* [Problem requirements] In this exercise, the entries below include pictures. Repeat exactly the lines from the line with "Recreate this image" to the line with "width = 0.09", including both, but without the pictures.

* [Records to use]
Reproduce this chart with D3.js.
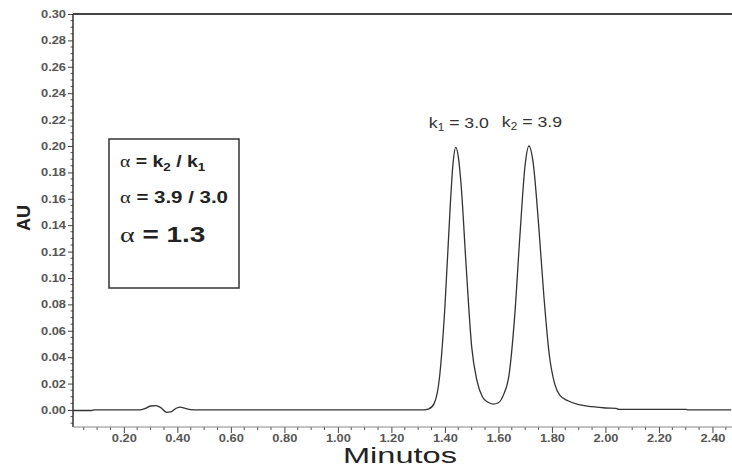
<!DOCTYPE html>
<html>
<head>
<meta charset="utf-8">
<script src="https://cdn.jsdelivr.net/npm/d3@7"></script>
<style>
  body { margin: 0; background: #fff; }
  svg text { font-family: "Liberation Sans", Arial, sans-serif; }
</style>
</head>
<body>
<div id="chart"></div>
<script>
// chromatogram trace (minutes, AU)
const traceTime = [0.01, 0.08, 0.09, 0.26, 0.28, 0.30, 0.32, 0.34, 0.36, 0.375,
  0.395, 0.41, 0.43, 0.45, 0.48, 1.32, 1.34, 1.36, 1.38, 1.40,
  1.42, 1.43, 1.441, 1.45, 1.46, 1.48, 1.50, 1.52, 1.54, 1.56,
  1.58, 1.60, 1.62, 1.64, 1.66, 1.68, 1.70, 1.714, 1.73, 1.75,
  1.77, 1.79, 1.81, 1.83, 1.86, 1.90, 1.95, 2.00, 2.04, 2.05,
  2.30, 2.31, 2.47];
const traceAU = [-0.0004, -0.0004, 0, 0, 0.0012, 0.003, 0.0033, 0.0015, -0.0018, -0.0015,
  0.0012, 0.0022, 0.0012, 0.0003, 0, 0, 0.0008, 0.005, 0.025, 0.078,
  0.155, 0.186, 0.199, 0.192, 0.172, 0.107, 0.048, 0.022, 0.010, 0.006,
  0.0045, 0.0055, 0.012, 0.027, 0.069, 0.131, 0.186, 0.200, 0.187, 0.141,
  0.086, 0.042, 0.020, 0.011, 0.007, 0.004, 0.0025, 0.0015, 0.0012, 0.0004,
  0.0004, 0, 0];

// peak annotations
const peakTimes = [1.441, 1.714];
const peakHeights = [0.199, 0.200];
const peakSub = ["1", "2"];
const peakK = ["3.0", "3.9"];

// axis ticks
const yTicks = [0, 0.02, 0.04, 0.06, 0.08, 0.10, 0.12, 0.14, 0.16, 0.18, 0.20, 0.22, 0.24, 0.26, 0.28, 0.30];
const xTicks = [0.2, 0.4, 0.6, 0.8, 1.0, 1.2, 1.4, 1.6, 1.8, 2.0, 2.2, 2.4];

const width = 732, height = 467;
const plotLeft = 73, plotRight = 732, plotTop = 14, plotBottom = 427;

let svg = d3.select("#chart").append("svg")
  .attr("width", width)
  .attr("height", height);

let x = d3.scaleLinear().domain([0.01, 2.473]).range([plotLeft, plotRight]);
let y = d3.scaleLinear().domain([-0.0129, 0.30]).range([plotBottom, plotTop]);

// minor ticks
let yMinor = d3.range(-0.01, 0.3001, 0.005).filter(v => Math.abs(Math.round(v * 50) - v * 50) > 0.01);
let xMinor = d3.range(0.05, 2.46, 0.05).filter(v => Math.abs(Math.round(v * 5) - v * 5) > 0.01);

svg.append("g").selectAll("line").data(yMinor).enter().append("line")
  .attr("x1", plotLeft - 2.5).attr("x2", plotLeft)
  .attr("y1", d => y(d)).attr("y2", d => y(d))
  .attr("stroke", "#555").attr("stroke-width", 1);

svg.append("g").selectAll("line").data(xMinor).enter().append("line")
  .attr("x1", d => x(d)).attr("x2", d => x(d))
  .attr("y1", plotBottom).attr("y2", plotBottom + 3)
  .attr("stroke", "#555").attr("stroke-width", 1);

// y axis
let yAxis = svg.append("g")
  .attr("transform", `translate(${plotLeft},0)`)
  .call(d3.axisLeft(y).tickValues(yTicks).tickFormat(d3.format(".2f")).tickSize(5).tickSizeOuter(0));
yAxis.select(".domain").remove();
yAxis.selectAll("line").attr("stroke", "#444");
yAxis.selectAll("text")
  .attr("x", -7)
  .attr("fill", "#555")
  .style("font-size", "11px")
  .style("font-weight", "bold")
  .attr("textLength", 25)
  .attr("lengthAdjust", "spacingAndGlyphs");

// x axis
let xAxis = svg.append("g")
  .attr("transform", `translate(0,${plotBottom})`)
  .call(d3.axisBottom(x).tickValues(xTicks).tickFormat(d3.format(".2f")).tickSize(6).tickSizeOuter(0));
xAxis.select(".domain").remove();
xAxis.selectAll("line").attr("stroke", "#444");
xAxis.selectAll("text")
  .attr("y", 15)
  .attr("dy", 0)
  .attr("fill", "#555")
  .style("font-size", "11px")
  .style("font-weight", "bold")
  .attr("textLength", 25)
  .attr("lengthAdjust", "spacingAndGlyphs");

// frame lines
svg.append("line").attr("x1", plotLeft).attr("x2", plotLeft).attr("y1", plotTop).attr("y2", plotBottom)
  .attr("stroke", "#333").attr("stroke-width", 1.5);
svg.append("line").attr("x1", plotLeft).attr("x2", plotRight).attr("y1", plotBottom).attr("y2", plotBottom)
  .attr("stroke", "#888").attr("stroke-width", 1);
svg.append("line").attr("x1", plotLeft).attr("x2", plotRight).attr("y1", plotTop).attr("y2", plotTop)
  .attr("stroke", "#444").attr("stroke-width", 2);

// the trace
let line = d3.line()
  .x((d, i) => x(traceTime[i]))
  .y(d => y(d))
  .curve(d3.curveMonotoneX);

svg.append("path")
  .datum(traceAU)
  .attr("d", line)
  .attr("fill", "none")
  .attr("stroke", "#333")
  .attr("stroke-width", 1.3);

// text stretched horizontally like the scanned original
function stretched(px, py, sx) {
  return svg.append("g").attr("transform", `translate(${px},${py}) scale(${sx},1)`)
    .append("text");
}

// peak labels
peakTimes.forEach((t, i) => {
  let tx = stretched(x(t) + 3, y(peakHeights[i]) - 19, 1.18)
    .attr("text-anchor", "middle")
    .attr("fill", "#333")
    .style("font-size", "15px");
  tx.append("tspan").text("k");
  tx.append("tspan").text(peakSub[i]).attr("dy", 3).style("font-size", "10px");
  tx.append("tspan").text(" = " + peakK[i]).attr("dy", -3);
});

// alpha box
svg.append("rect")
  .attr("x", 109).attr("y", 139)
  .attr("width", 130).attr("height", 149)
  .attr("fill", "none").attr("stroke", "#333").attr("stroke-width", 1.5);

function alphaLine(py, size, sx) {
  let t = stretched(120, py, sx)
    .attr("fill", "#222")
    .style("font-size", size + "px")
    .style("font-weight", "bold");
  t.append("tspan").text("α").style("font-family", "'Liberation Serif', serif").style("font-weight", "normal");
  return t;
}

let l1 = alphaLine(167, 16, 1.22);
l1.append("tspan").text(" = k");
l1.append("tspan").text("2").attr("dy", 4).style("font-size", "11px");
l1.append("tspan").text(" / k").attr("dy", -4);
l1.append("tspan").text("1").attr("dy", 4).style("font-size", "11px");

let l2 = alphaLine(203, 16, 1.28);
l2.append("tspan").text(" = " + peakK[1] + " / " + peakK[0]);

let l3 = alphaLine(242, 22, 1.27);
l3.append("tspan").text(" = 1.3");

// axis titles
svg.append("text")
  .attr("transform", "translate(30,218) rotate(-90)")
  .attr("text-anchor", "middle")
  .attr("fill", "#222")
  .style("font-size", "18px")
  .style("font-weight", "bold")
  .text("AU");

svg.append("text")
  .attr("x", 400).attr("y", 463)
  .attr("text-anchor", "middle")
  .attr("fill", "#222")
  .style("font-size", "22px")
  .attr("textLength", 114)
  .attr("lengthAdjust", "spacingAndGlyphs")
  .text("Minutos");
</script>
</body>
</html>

==

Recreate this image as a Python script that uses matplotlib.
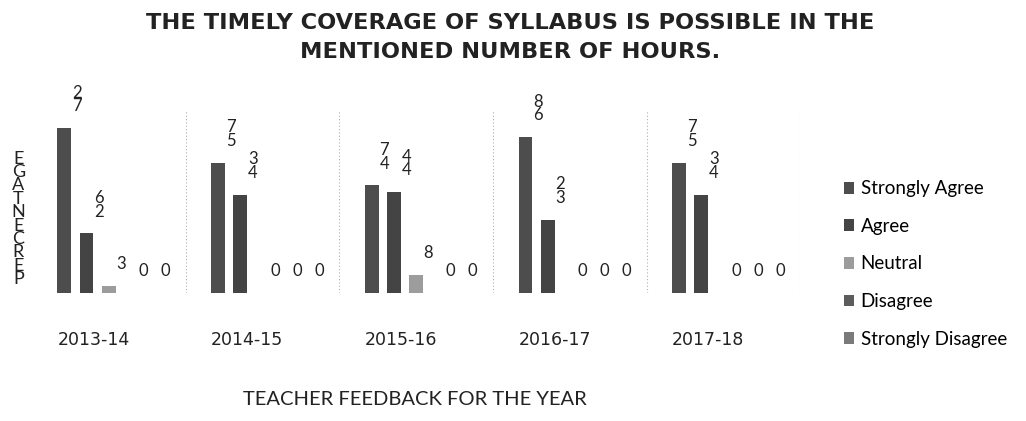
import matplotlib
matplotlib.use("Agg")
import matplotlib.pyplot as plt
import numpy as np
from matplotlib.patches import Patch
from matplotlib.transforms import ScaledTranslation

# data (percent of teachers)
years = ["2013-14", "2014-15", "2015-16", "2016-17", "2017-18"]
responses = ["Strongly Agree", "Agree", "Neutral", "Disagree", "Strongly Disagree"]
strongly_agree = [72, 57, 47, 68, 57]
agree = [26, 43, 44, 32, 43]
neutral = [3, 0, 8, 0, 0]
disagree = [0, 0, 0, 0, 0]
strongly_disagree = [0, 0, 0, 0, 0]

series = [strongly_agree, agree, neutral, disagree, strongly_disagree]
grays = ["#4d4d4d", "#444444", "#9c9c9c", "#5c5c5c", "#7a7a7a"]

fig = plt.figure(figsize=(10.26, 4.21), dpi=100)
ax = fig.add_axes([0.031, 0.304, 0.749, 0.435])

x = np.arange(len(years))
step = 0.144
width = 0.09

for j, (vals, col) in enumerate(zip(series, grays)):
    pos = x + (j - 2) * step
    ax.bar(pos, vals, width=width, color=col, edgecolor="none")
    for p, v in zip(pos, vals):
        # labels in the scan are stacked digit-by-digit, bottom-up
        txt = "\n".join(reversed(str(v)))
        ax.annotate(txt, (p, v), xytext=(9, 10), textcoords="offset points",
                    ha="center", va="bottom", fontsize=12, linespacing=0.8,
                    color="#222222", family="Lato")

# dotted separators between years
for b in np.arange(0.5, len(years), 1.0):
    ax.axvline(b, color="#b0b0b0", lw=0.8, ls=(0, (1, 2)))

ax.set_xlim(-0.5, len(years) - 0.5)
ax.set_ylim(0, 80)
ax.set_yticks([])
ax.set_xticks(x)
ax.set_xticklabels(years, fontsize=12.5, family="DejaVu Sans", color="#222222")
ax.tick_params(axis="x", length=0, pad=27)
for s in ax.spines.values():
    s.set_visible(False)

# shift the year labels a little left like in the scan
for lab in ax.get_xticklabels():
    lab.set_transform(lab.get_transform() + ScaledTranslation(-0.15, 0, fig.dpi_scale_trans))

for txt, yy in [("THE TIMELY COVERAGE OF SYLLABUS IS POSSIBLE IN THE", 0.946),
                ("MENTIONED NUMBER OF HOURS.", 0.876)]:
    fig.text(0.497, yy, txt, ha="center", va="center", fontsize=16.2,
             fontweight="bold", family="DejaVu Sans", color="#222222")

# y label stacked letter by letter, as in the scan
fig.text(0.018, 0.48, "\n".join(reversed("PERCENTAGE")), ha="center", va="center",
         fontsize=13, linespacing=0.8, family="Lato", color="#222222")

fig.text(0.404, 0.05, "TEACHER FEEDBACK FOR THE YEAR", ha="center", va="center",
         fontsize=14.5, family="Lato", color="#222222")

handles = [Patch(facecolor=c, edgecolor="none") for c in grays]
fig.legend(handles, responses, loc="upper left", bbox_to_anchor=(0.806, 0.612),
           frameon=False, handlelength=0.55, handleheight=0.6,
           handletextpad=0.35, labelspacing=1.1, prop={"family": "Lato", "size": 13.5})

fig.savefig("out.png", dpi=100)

* [The solution]
Recreate this image as a Python script that uses matplotlib.
import matplotlib
matplotlib.use("Agg")
import matplotlib.pyplot as plt
import numpy as np
from matplotlib.patches import Patch
from matplotlib.transforms import ScaledTranslation

# data (percent of teachers)
years = ["2013-14", "2014-15", "2015-16", "2016-17", "2017-18"]
responses = ["Strongly Agree", "Agree", "Neutral", "Disagree", "Strongly Disagree"]
strongly_agree = [72, 57, 47, 68, 57]
agree = [26, 43, 44, 32, 43]
neutral = [3, 0, 8, 0, 0]
disagree = [0, 0, 0, 0, 0]
strongly_disagree = [0, 0, 0, 0, 0]

series = [strongly_agree, agree, neutral, disagree, strongly_disagree]
grays = ["#4d4d4d", "#444444", "#9c9c9c", "#5c5c5c", "#7a7a7a"]

fig = plt.figure(figsize=(10.26, 4.21), dpi=100)
ax = fig.add_axes([0.031, 0.304, 0.749, 0.435])

x = np.arange(len(years))
step = 0.144
width = 0.09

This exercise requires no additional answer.